Oktober juga tidak bisa dipisahkan dari momentum Sumpah Pemuda. Pada peringatannya, tepat pada tanggal 28 Oktober 2020 kemarin dan memang ritual perayaan sudah dilakukan saban tahun, adalah tonggak bersatunya pemuda dalam berserikat dan menolak ketertindasan yang dibungkus rapi atas nama kemapanan. Satu hal yang menjadi perhatian besar dalam momen tersebut adalah pernyataan Megawati dalam Peringatan Sumpah Pemuda 28 Oktober milik partainya.

Megawati skeptis dan menganggap remeh ‘milenial’ akan sumbangsih mereka terhadap bangsa dan negara, Ia beranggapan bahwa milenial sekarang hanya bisa demo dan merusak fasilitas publik. Mungkin saja, Megawati lupa dengan ungkapan Sukarno – bapaknya sendiri yang sangat getol dan menggebu-gebu jika menyerukan segala hal yang berkaitan dengan pemuda. Patut kiranya sekali lagi saya mengingatkan Megawati dengan ungkapan Presiden pertama Indonesia itu; “Beri aku seribu orang tua, niscaya akan kucabut Semeru dari akarnya. Beri aku sepuluh pemuda niscaya akan kuguncangkan dunia”.

Untuk menutup tulisan ini, ada sedikit kasus kecil yang bisa menjawab pernyataan Megawati berkaitan dengan tidak tahunya beliau akan sumbangsih generasi milenial, salah satunya kiriman di laman facebook milik VA Safi’i. bahwa sumbangsih generasi milenial adalah bermain PUBG dan TikTok. Untuk bisa bermain PUBG dan TikTok, mereka harus menggunakan handphone dan internet. Untuk bisa mendapatkan handphone, mereka harus membeli dengan uang bukan handphone hasil bagi-bagi gratis dari pemerintah.
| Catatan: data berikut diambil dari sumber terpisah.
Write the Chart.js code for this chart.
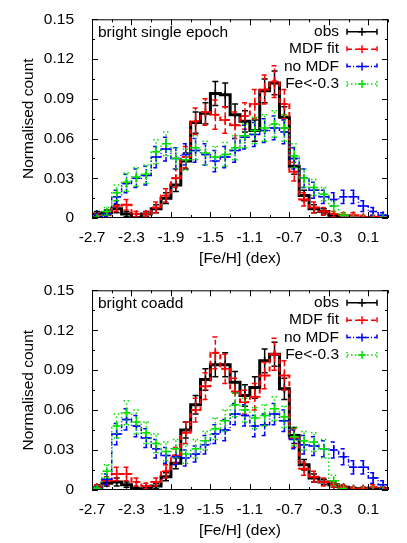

Dengan membeli handphone, berarti generasi milenial sudah ikut membayar pajak. Pajak inilah yang kemudian oleh elit politik makan dan korupsi. Inilah satu sumbangsih generasi milenial: membayar pajak! Lalu, PUBG diinstal di handphone yang telah dibeli tersebut, setelah itu, agar bisa dimainkan, maka harus terhubung dengan internet. Di sinilah mereka harus membeli pulsa. Dari membeli pulsa tersebut, ada sekian persen yang masuk ke negara sebagai pajak. Jadi membeli pulsa sama dengan membayar pajak. Seperti pajak membeli handphone, maka pajak membeli pulsa tersebut, kemudian elit politik makan, curi dan korupsi. Jadi, kontribusi atau sumbangsih generasi milenial adalah demonstrasi menuntut uang hasil main PUBG yang elit politik korupsi!

Sekelumit rentetan perjalanan Indonesia di Bulan Oktober, adalah duplikasi kelamnya Bulan September. Dan, Oktober juga kelam!